BitMine, the Ethereum-focused treasury firm chaired by Fundstrat co-founder Tom Lee, has continued to expand its digital asset holdings with a reported $88 million addition of ether, reinforcing its position as the world’s largest corporate holder of Ethereum.
On Monday, onchain analyst Lookonchain, citing data from blockchain analytics platform Arkham, reported that BitMine acquired 29,462 ETH through transactions involving BitGo and crypto exchange Kraken. While BitMine has not formally confirmed these specific transfers, the activity aligns with the company’s publicly disclosed buying pattern.
It seems that Tom Lee(@fundstrat)'s #Bitmine just bought another 29,462 $ETH($88.1M) from BitGo and Kraken.https://t.co/hXCQQvO6ZFhttps://t.co/m3WT8Jwh6x pic.twitter.com/REuuHwyR6q
— Lookonchain (@lookonchain) December 23, 2025
Earlier the same day, the NYSE-listed firm confirmed that it purchased 98,852 ETH last week alone. Following those acquisitions, BitMine’s total Ethereum holdings now stand at 4,066,062 ETH. The company said its average purchase price is $2,991 per ether, placing the current value of its ETH treasury at roughly $12 billion based on prevailing market prices.

Aggressive accumulation strategy
BitMine has spent much of the year steadily increasing its Ethereum exposure, doubling down on a strategy aimed at securing a significant share of the network’s supply. The firm has repeatedly stated its long-term goal of holding 5 percent of Ethereum’s circulating supply, a target it views as both strategic and symbolic.
In a statement accompanying Monday’s disclosure, Chairman Tom Lee said the company is making “rapid progress” toward that objective. He described BitMine as an important bridge between traditional financial markets and blockchain-based infrastructure, particularly through the tokenization of assets and engagement with decentralized finance, or DeFi, developers.

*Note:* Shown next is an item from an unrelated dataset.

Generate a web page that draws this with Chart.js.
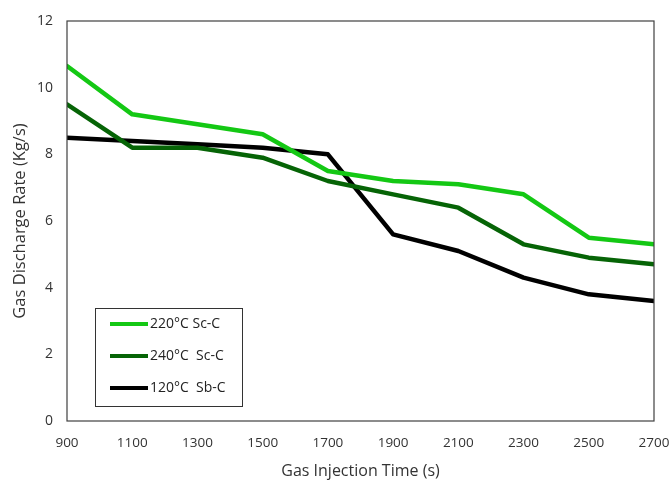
<!DOCTYPE html>
<html>
<head>
<meta charset="utf-8">
<script src="https://cdn.jsdelivr.net/npm/chart.js@4"></script>
<style>
  html, body { margin: 0; padding: 0; background: #fff; }
  #wrap { width: 672px; height: 481px; }
</style>
</head>
<body>
<div id="wrap"><canvas id="lineChart"></canvas></div>
<script>
// injection time (s)
const times = [900, 1100, 1300, 1500, 1700, 1900, 2100, 2300, 2500, 2700];
// gas discharge rate (Kg/s)
const sc220 = [10.65, 9.2, 8.9, 8.6, 7.5, 7.2, 7.1, 6.8, 5.5, 5.3];
const sc240 = [9.5, 8.2, 8.2, 7.9, 7.2, 6.8, 6.4, 5.3, 4.9, 4.7];
const sb120 = [8.5, 8.4, 8.3, 8.2, 8.0, 5.6, 5.1, 4.3, 3.8, 3.6];
const seriesNames = ["220°C Sc-C", "240°C  Sc-C", "120°C  Sb-C"];

const toPoints = (vals) => vals.map((v, i) => ({ x: times[i], y: v }));

// frame round the plot + legend box in the lower left
const framePlugin = {
  id: "frame",
  afterDraw(chart) {
    const ctx = chart.ctx;
    const a = chart.chartArea;
    ctx.save();
    ctx.strokeStyle = "#404040";
    ctx.lineWidth = 1.2;
    ctx.strokeRect(a.left, a.top, a.right - a.left, a.bottom - a.top);

    // legend
    const bx = 95, by = 308, bw = 147, bh = 98;
    ctx.lineWidth = 1;
    ctx.strokeStyle = "#333";
    ctx.fillStyle = "#fff";
    ctx.fillRect(bx, by, bw, bh);
    ctx.strokeRect(bx + 0.5, by + 0.5, bw, bh);
    ctx.font = "14px 'Open Sans', sans-serif";
    ctx.textBaseline = "middle";
    chart.data.datasets.forEach((ds, i) => {
      const y = by + 16 + i * 32;
      ctx.strokeStyle = ds.borderColor;
      ctx.lineWidth = 4;
      ctx.beginPath();
      ctx.moveTo(110, y);
      ctx.lineTo(148, y);
      ctx.stroke();
      ctx.fillStyle = "#222";
      ctx.fillText(ds.label, 150, y);
    });
    ctx.restore();
  },
};

const lineConfig = {
  type: "line",
  data: {
    datasets: [
      { label: seriesNames[0], data: toPoints(sc220), borderColor: "#14c814" },
      { label: seriesNames[1], data: toPoints(sc240), borderColor: "#066406" },
      { label: seriesNames[2], data: toPoints(sb120), borderColor: "#000000" },
    ],
  },
  options: {
    responsive: true,
    maintainAspectRatio: false,
    animation: false,
    layout: { padding: { left: 0, right: 18, top: 21, bottom: 0 } },
    elements: {
      line: { borderWidth: 4.5, tension: 0, borderJoinStyle: "round", borderCapStyle: "round" },
      point: { radius: 0 },
    },
    plugins: {
      legend: { display: false },
      tooltip: { enabled: false },
    },
    scales: {
      x: {
        type: "linear",
        min: 900,
        max: 2700,
        grid: { display: false, drawTicks: false },
        border: { display: false },
        ticks: {
          stepSize: 200,
          padding: 14,
          color: "#333",
          font: { family: "'Open Sans', sans-serif", size: 13.5 },
          callback: (v) => String(v),
        },
        title: {
          display: true,
          text: "Gas Injection Time (s)",
          color: "#333",
          padding: { top: 0, bottom: 0 },
          font: { family: "'Open Sans', sans-serif", size: 16 },
        },
        afterFit: (s) => {
          s.height = 60;
          s.paddingLeft = 0;
          s.paddingRight = 0;
        },
      },
      y: {
        min: 0,
        max: 12,
        grid: { display: false, drawTicks: false },
        border: { display: false },
        ticks: {
          stepSize: 2,
          padding: 14,
          color: "#333",
          font: { family: "'Open Sans', sans-serif", size: 14 },
        },
        title: {
          display: true,
          text: "Gas Discharge Rate (Kg/s)",
          color: "#333",
          padding: { top: 10, bottom: 0 },
          font: { family: "'Open Sans', sans-serif", size: 16.5 },
        },
        afterFit: (s) => {
          s.width = 67;
          s.paddingTop = 0;
          s.paddingBottom = 0;
        },
      },
    },
  },
  plugins: [framePlugin],
};

const lineChart = new Chart(document.getElementById("lineChart"), lineConfig);
</script>
</body>
</html>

According to Lee, the scale of BitMine’s ETH holdings is already creating operational and strategic advantages. He pointed to growing synergies across the firm’s activities as it works more closely with key players building applications on Ethereum’s network.
Market reaction and price movement
Despite the latest buying news, BitMine’s stock showed modest weakness. Shares of BMNR closed down 0.86 percent on Monday at $31.09, according to market data. The broader crypto market also saw some pressure, with Ethereum falling 2.48 percent over the past 24 hours to trade around $2,951.
The parallel declines highlight a familiar dynamic in digital asset markets, where significant long-term accumulation by large holders does not always translate into immediate price gains. Instead, such moves are often viewed through a longer-term lens, particularly by institutional investors and corporate treasuries with extended investment horizons.
A growing corporate role in Ethereum
BitMine’s continued accumulation underscores a broader trend of corporate and institutional entities treating Ethereum not just as a speculative asset, but as a foundational layer for future financial infrastructure. While bitcoin has traditionally dominated corporate treasury strategies, Ethereum’s role in smart contracts, decentralized applications, and tokenization has attracted a different class of long-term holders.

By building one of the largest ETH treasuries in existence, BitMine is positioning itself as a central participant in that ecosystem. Its strategy reflects confidence in Ethereum’s ability to support new financial products and services at scale, even amid short-term market volatility.
Looking ahead
As Ethereum prices fluctuate and regulatory and technological developments continue to shape the crypto landscape, BitMine’s aggressive accumulation strategy stands out for its clarity and conviction. Whether the firm ultimately reaches its 5 percent supply target remains to be seen, but its steady pace of purchases suggests it is committed to playing a long game.
For now, BitMine’s latest ETH addition reinforces a clear message: some institutional players are using market dips not as a warning, but as an opportunity to build lasting positions in what they see as the future of digital finance.